At its core, “On Intelligence” postulates that all higher cognitive functions are built on a single relatively simple algorithm replicated across the neocortex. This hypothetic “basic cortical algorithm” is described as a predictive autoassociative hierarchical network. Left to its own devices, such a neural network should spontaneously generate stable invariant representations of regularities in the environment giving birth to perception, behavior, thoughts, consciousness, and imagination. If we could only mimic Nature and build such a network in silicon, we should be able to make computers that learn, think, and imagine. Mr Hawkins admits that most of these ideas are not original and his contribution is to organize them into a coherent hypothetical framework.

How credible is Mr Hawkins’ hypothesis? How do we know the brain does this? How do we know that such an artificial model would exhibit animal-like intelligence? Mr Hawkins’ answer is: be optimistic — we are way overdue for some kind of a general theory of the brain. In a break from scientific form, Mr Hawkins does not seek out contradictory evidence. The autobiographical sections carry an air of a quixotic struggle against the errors and prejudices of the scientific and corporate establishments of the past and present, who lack the audacity to imagine that a comprehensive theory of intelligence could be within reach. In its more technical sections, the book identifies specific cortical structures responsible for these computations in rather computational than biological terms. No experimental evidence and no working computer models are described or reviewed critically. Instead, the key premises derive from introspection and personal interviews with authorities on the subject, e.g. “I had spoken to several … experts and asked them to explain…” Mr Hawkins mixes experimentally supported findings with speculation and swiftly decides standing controversies without identifying them as such, leaving a casual reader with an exaggerated impression of how much is understood about cognition. In this way, the book often reads rather like marketing material for a specific approach than a thoroughly researched thesis presenting latest scientific findings.

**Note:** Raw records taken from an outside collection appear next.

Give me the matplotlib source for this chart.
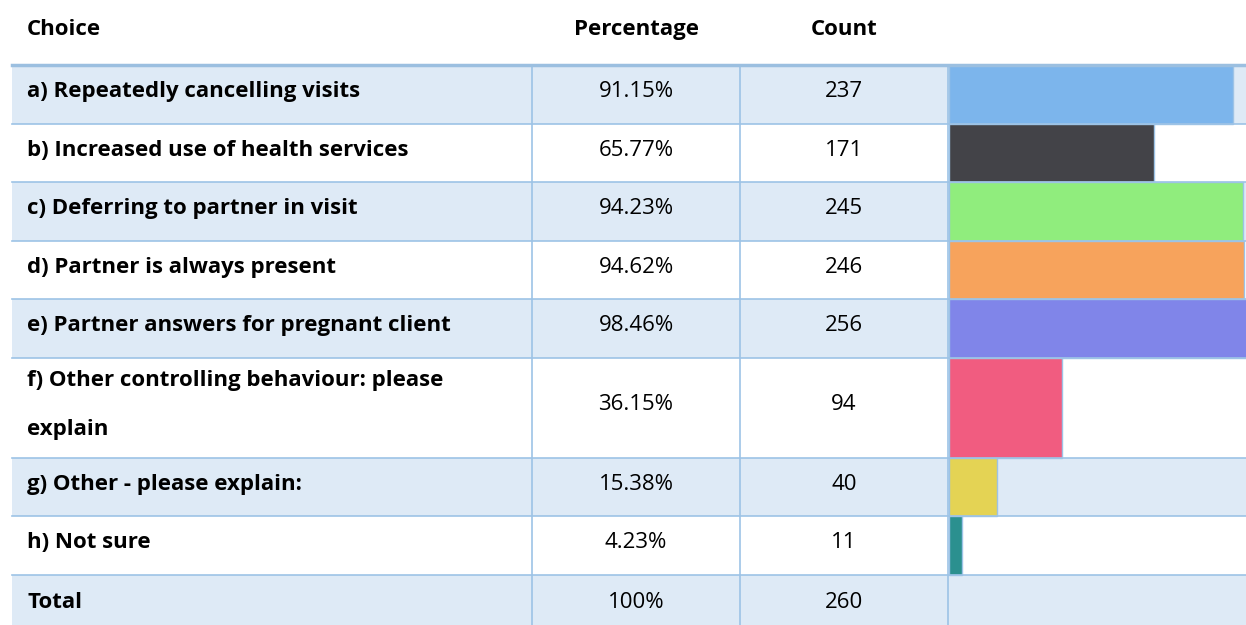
import matplotlib
matplotlib.use("Agg")
import matplotlib.pyplot as plt

# table data
choices = [
    "a) Repeatedly cancelling visits",
    "b) Increased use of health services",
    "c) Deferring to partner in visit",
    "d) Partner is always present",
    "e) Partner answers for pregnant client",
    "f) Other controlling behaviour: please\nexplain",
    "g) Other - please explain:",
    "h) Not sure",
]
percentages = [91.15, 65.77, 94.23, 94.62, 98.46, 36.15, 15.38, 4.23]
counts = [237, 171, 245, 246, 256, 94, 40, 11]
total_pct = "100%"
total_count = 260
bar_colors = ["#7cb5ec", "#434348", "#90ed7d", "#f7a35c",
              "#8085e9", "#f15c80", "#e4d354", "#2b908f"]

W, H = 1246, 625
FILL = "#deeaf6"
LINE = "#9dc3e6"
FONT = "Open Sans"
FS = 16
LINE_STEP = 49  # px between wrapped label lines

fig = plt.figure(figsize=(W / 100, H / 100), dpi=100)
ax = fig.add_axes([0, 0, 1, 1])
ax.set_xlim(0, W)
ax.set_ylim(H, 0)
ax.axis("off")

x_left, x_pct, x_cnt, x_bar, x_right = 12, 532, 740, 948, W
px_per_pct = 3.116

# row geometry
labels = choices + ["Total"]
heights = [17 + 41.5 * (lab.count("\n") + 1) for lab in labels]
heights[-1] = 60
tops = [65]
for h in heights[:-1]:
    tops.append(tops[-1] + h)

# header
hy = 35
ax.text(x_left + 15, hy, "Choice", fontsize=FS, fontweight="bold",
        family=FONT, va="baseline", ha="left")
ax.text((x_pct + x_cnt) / 2, hy, "Percentage", fontsize=FS, fontweight="bold",
        family=FONT, va="baseline", ha="center")
ax.text((x_cnt + x_bar) / 2, hy, "Count", fontsize=FS, fontweight="bold",
        family=FONT, va="baseline", ha="center")

for i, (lab, top, h) in enumerate(zip(labels, tops, heights)):
    if i % 2 == 0:
        ax.add_patch(plt.Rectangle((x_left, top), x_right - x_left, h,
                                   facecolor=FILL, edgecolor="none", zorder=0))
    ax.plot([x_left, x_right], [top + h, top + h], color=LINE, lw=1.2, zorder=3)
    base = top + h / 2 + 3
    parts = lab.split("\n")
    first = base - (len(parts) - 1) * LINE_STEP / 2
    for k, part in enumerate(parts):
        ax.text(x_left + 15, first + k * LINE_STEP, part, fontsize=FS,
                fontweight="bold", family=FONT, va="baseline", ha="left")
    if i < len(choices):
        pct_txt = f"{percentages[i]:.2f}%"
        cnt_txt = str(counts[i])
    else:
        pct_txt = total_pct
        cnt_txt = str(total_count)
    ax.text((x_pct + x_cnt) / 2, base, pct_txt, fontsize=FS, family=FONT,
            va="baseline", ha="center")
    ax.text((x_cnt + x_bar) / 2, base, cnt_txt, fontsize=FS, family=FONT,
            va="baseline", ha="center")

# bars
centers = [t + h / 2 for t, h in zip(tops, heights)][:len(choices)]
bar_h = heights[:len(choices)]
ax.barh(centers, [p * px_per_pct for p in percentages], height=bar_h,
        left=x_bar + 1, color=bar_colors, edgecolor=LINE, linewidth=1, zorder=2)

# header border and column dividers
ax.plot([x_left, x_right], [65, 65], color="#9bbfe0", lw=2.5, zorder=4)
for x in (x_pct, x_cnt, x_bar):
    ax.plot([x, x], [65, H], color=LINE, lw=1.2, zorder=3)

fig.savefig("out.png", dpi=100)
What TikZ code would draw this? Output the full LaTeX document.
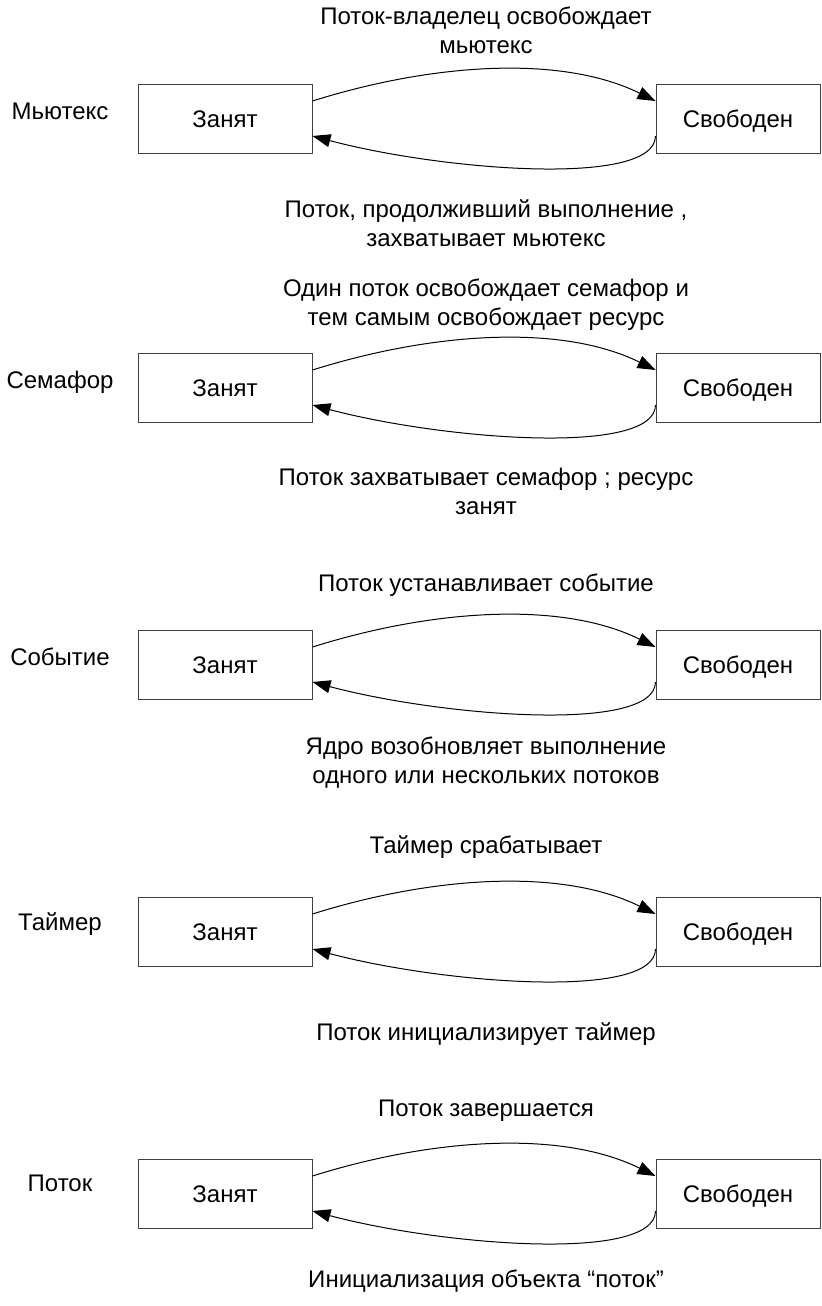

Every neuroscientist strives to intuit a fundamental principle behind the ocean of facts about the nervous system and every computer scientists dreams of creating systems that could develop intelligence. Yet Nature is slow to give up its recipes. By helping envision what the answers could be, “On Intelligence” stands to inspire the budding scientist and engineer with the confidence to probe into the most daunting natural phenomenon that is intelligence. And it is for its enthusiasm and inspiration that “On Intelligence” earns my four stars.

## dappled designs

### 2008/08/10

image courtesy Edward Tufte

As sunlight passes through the crown of a tree, every small opening in the crown serves as the aperture of a pinhole camera that casts an image of the sun on the ground. These sun images vary in size and brightness and may overlap, forming shadows of intricate detail and rich intensity gradations.

Artists call this dappled light. As the sun makes its way across the sky, the shapes change relatively quickly (a property of the moiré phenomenon).

If we could carefully design a tree-shaped sculpture with precisely positioned twigs and leaves, we could make a sundial that marks the passage of times and seasons by casting intricately detailed transient shadow images. For example, a tree sculpture installation that casts shadow portraits of persons whose birthday it is on that day — every day of the year, at a specific time.